My companion for the night was my mother, who has been a great little theatre director and is the main influence that brought me to the love of theatre. Neither she nor I were familiar with The Unseen Hand, though familiar with Shepard’s work (at least in terms of True West and Lie of the Mind) and so were surprised at how outlandish it is. Now that I have been able to look it up and see that it was one of his earlier works, it makes more sense.

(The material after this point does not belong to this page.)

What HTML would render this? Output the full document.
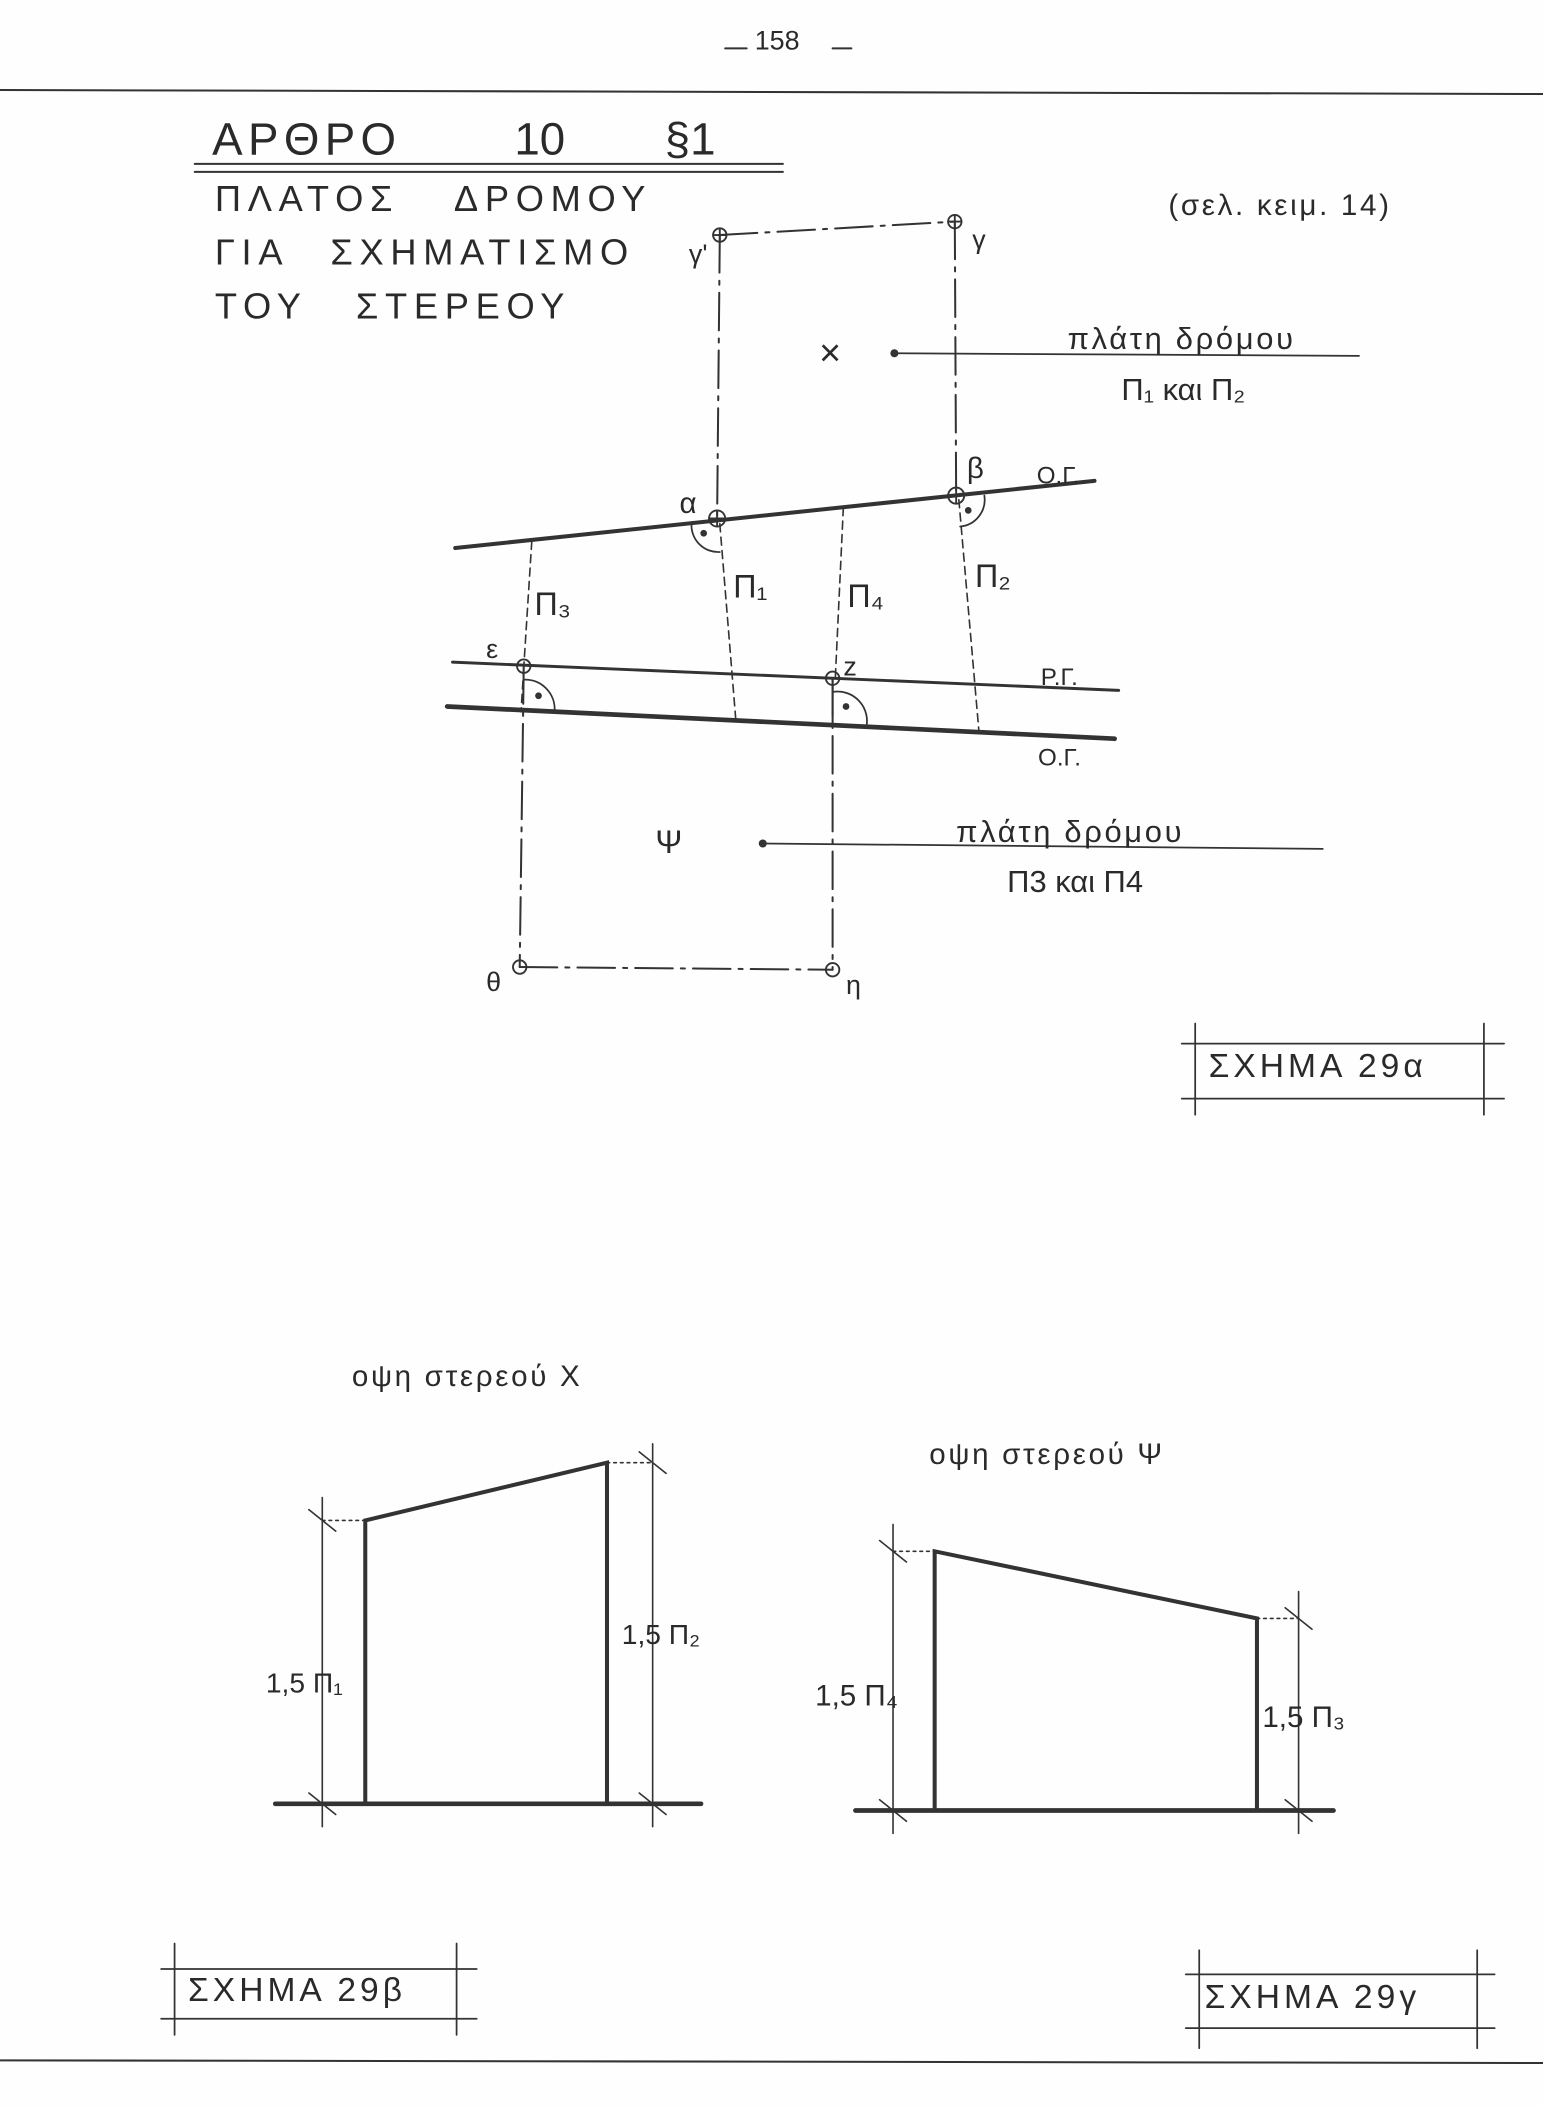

The themes of slavery and free will seem a little outdated (and also having the character embodying free will actually being named “Willie” is kind of a groaner) but given the interplay between western and science fiction genres, and the camp appeal, it came across as timeless while actually watching it. It helps that director Kat Sandler and her cast have an excellent sense of timing and ability to play for maximum humour. Kevin Ritchie, who plays Willie, puts on an especially athletic and impressive performance.
I really did not know what to make of this show while in the moment, but I was very entertained the entire time. It’s a sci-fi western set in the seventies, and it made a lot of sense to find out afterwards on Wikipedia that it had influenced the creation of Rocky Horror Picture Show.
My mother (being a mother) had some quibbles with the production: the car is referred to as a Chevy many times but the fender used to represent the car was not from a Chevy; the musician was a better guitar player than he was a singer; and Sisco’s costuming seemed out of place. I know less about cars than I know about singing, but I agree that I had a problem with Cisco’s appearance, though mine was simply that his hair was too contemporary and clean-cut.
Yes, my biggest problem with this production is a haircut. Theatre Brouhaha’s take on The Unseen Hand is a fantastic opportunity to see a talented team of young theatre professionals do a play that should really be a camp classic.